**EXERCISE:**
Write out the full set of records exactly. Any pictures in them do not belong in the copy.

================

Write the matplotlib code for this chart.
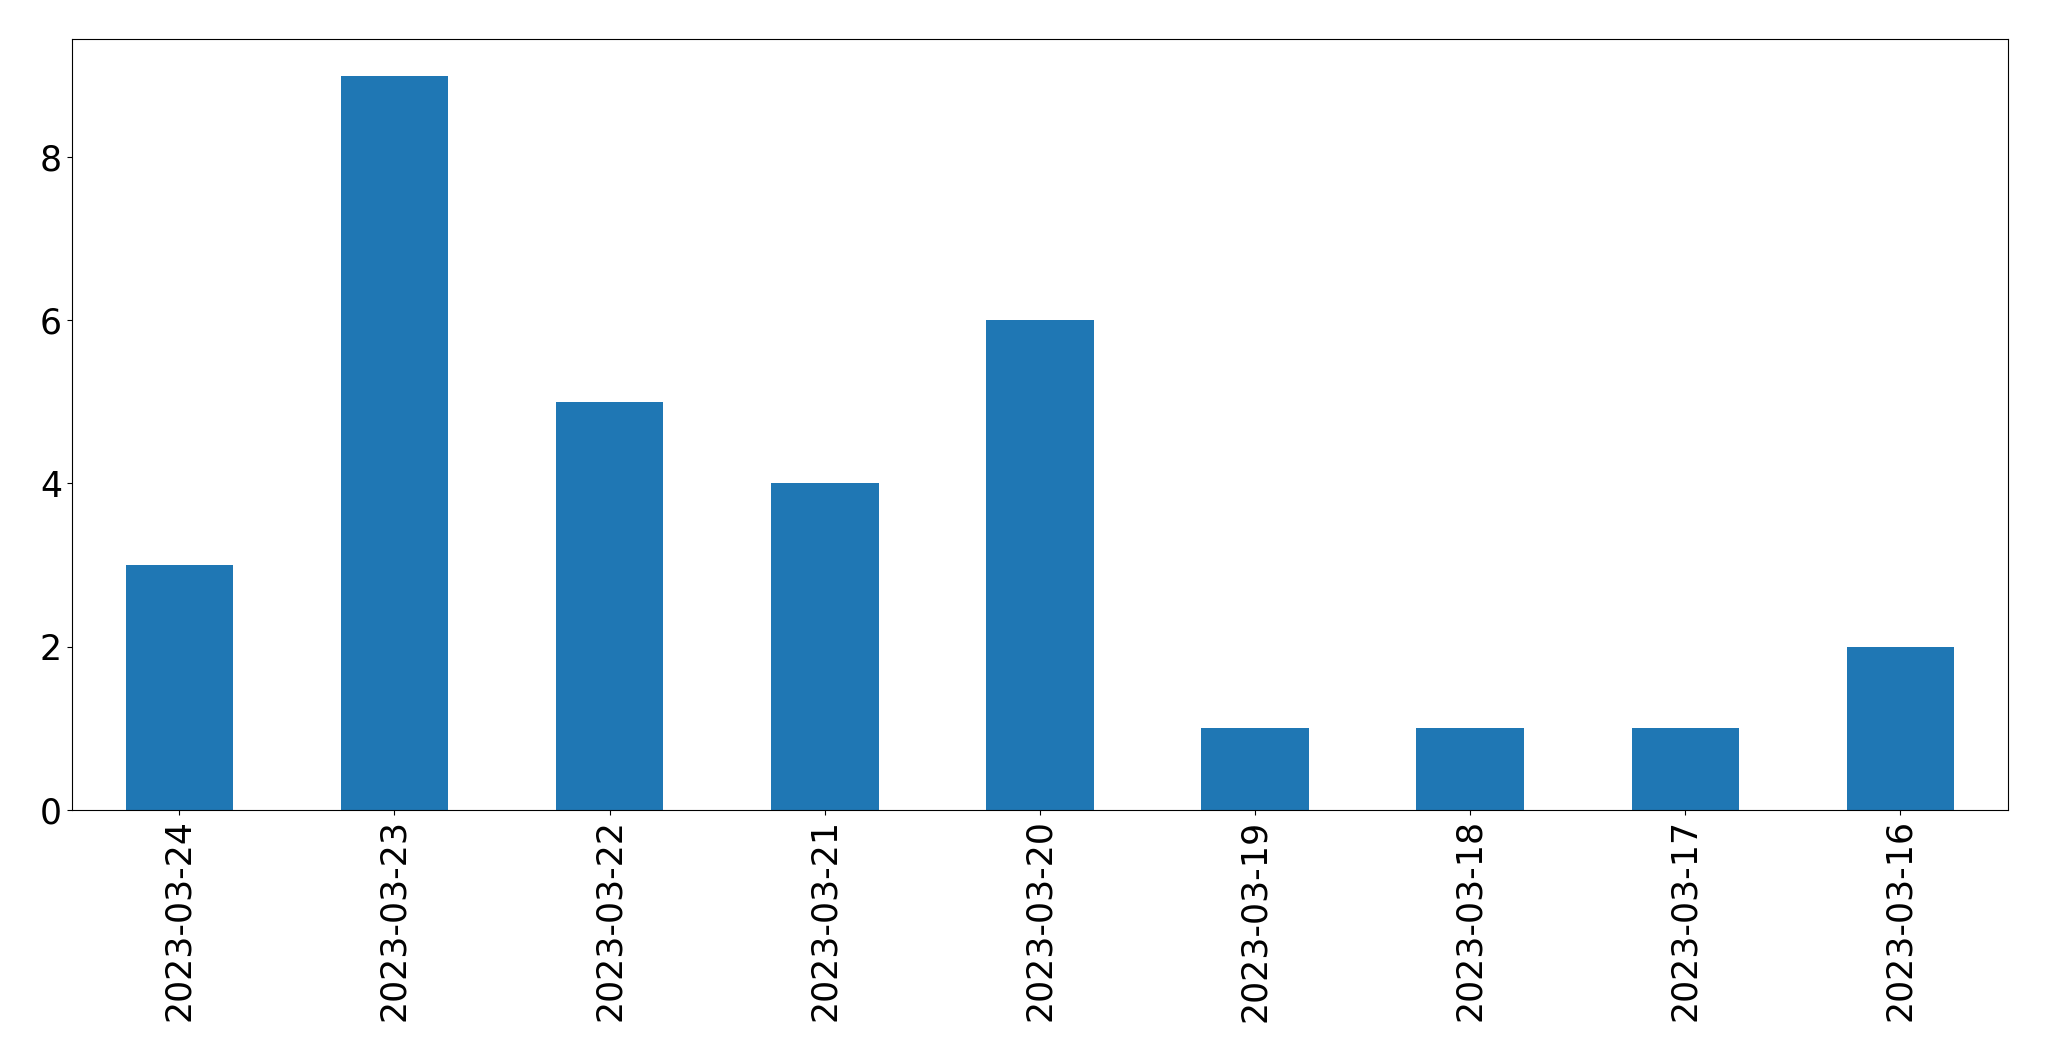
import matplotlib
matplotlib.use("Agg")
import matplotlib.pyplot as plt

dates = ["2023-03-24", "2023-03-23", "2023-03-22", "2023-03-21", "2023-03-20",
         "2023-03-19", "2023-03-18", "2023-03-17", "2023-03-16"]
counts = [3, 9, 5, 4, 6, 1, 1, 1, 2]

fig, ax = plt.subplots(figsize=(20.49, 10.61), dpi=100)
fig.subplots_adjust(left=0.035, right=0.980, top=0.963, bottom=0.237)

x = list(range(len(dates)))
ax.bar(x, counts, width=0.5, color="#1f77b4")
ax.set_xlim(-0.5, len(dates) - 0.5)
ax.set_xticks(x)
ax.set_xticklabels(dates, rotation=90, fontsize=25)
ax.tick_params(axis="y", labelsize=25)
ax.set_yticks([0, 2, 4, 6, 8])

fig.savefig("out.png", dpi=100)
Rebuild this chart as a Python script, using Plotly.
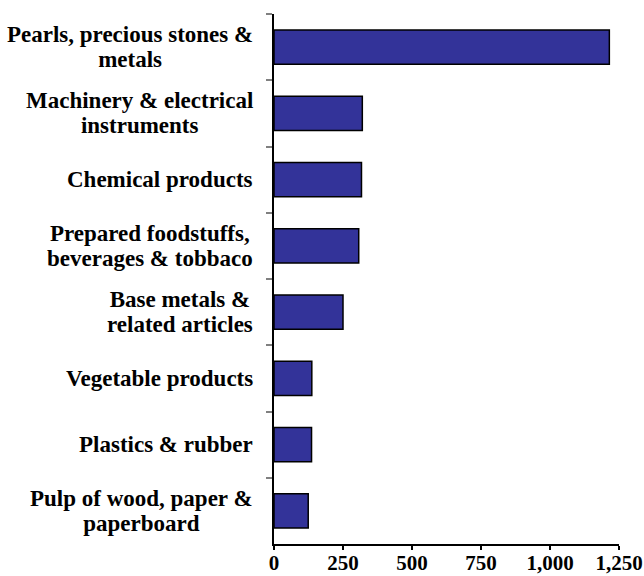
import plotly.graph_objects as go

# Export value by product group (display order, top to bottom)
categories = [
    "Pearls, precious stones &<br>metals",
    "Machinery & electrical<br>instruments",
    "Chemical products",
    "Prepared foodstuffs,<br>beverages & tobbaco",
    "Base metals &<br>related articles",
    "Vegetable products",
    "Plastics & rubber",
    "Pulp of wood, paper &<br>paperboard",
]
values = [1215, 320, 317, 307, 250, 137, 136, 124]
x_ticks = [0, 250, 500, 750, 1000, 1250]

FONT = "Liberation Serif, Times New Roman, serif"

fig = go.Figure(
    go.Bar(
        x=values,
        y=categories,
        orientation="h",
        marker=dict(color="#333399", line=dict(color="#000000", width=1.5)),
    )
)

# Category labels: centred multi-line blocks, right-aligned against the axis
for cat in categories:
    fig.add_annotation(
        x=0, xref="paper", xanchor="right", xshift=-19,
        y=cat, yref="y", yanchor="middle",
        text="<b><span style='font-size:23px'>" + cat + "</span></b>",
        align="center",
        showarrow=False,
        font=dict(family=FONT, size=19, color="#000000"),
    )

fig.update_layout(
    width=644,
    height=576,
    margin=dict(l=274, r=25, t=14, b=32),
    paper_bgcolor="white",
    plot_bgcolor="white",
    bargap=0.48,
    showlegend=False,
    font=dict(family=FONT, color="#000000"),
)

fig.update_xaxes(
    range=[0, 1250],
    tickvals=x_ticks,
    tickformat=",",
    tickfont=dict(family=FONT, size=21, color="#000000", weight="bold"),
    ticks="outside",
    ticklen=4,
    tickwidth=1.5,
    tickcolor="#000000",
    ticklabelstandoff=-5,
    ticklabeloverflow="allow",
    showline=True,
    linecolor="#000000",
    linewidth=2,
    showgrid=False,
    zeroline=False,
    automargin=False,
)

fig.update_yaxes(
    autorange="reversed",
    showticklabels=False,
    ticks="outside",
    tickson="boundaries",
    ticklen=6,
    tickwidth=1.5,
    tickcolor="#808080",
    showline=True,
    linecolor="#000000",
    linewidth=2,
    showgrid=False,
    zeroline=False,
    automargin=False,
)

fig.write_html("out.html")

================

**EXERCISE OUTPUT:**
Write the matplotlib code for this chart.
import matplotlib
matplotlib.use("Agg")
import matplotlib.pyplot as plt

dates = ["2023-03-24", "2023-03-23", "2023-03-22", "2023-03-21", "2023-03-20",
         "2023-03-19", "2023-03-18", "2023-03-17", "2023-03-16"]
counts = [3, 9, 5, 4, 6, 1, 1, 1, 2]

fig, ax = plt.subplots(figsize=(20.49, 10.61), dpi=100)
fig.subplots_adjust(left=0.035, right=0.980, top=0.963, bottom=0.237)

x = list(range(len(dates)))
ax.bar(x, counts, width=0.5, color="#1f77b4")
ax.set_xlim(-0.5, len(dates) - 0.5)
ax.set_xticks(x)
ax.set_xticklabels(dates, rotation=90, fontsize=25)
ax.tick_params(axis="y", labelsize=25)
ax.set_yticks([0, 2, 4, 6, 8])

fig.savefig("out.png", dpi=100)
Rebuild this chart as a Python script, using Plotly.
import plotly.graph_objects as go

# Export value by product group (display order, top to bottom)
categories = [
    "Pearls, precious stones &<br>metals",
    "Machinery & electrical<br>instruments",
    "Chemical products",
    "Prepared foodstuffs,<br>beverages & tobbaco",
    "Base metals &<br>related articles",
    "Vegetable products",
    "Plastics & rubber",
    "Pulp of wood, paper &<br>paperboard",
]
values = [1215, 320, 317, 307, 250, 137, 136, 124]
x_ticks = [0, 250, 500, 750, 1000, 1250]

FONT = "Liberation Serif, Times New Roman, serif"

fig = go.Figure(
    go.Bar(
        x=values,
        y=categories,
        orientation="h",
        marker=dict(color="#333399", line=dict(color="#000000", width=1.5)),
    )
)

# Category labels: centred multi-line blocks, right-aligned against the axis
for cat in categories:
    fig.add_annotation(
        x=0, xref="paper", xanchor="right", xshift=-19,
        y=cat, yref="y", yanchor="middle",
        text="<b><span style='font-size:23px'>" + cat + "</span></b>",
        align="center",
        showarrow=False,
        font=dict(family=FONT, size=19, color="#000000"),
    )

fig.update_layout(
    width=644,
    height=576,
    margin=dict(l=274, r=25, t=14, b=32),
    paper_bgcolor="white",
    plot_bgcolor="white",
    bargap=0.48,
    showlegend=False,
    font=dict(family=FONT, color="#000000"),
)

fig.update_xaxes(
    range=[0, 1250],
    tickvals=x_ticks,
    tickformat=",",
    tickfont=dict(family=FONT, size=21, color="#000000", weight="bold"),
    ticks="outside",
    ticklen=4,
    tickwidth=1.5,
    tickcolor="#000000",
    ticklabelstandoff=-5,
    ticklabeloverflow="allow",
    showline=True,
    linecolor="#000000",
    linewidth=2,
    showgrid=False,
    zeroline=False,
    automargin=False,
)

fig.update_yaxes(
    autorange="reversed",
    showticklabels=False,
    ticks="outside",
    tickson="boundaries",
    ticklen=6,
    tickwidth=1.5,
    tickcolor="#808080",
    showline=True,
    linecolor="#000000",
    linewidth=2,
    showgrid=False,
    zeroline=False,
    automargin=False,
)

fig.write_html("out.html")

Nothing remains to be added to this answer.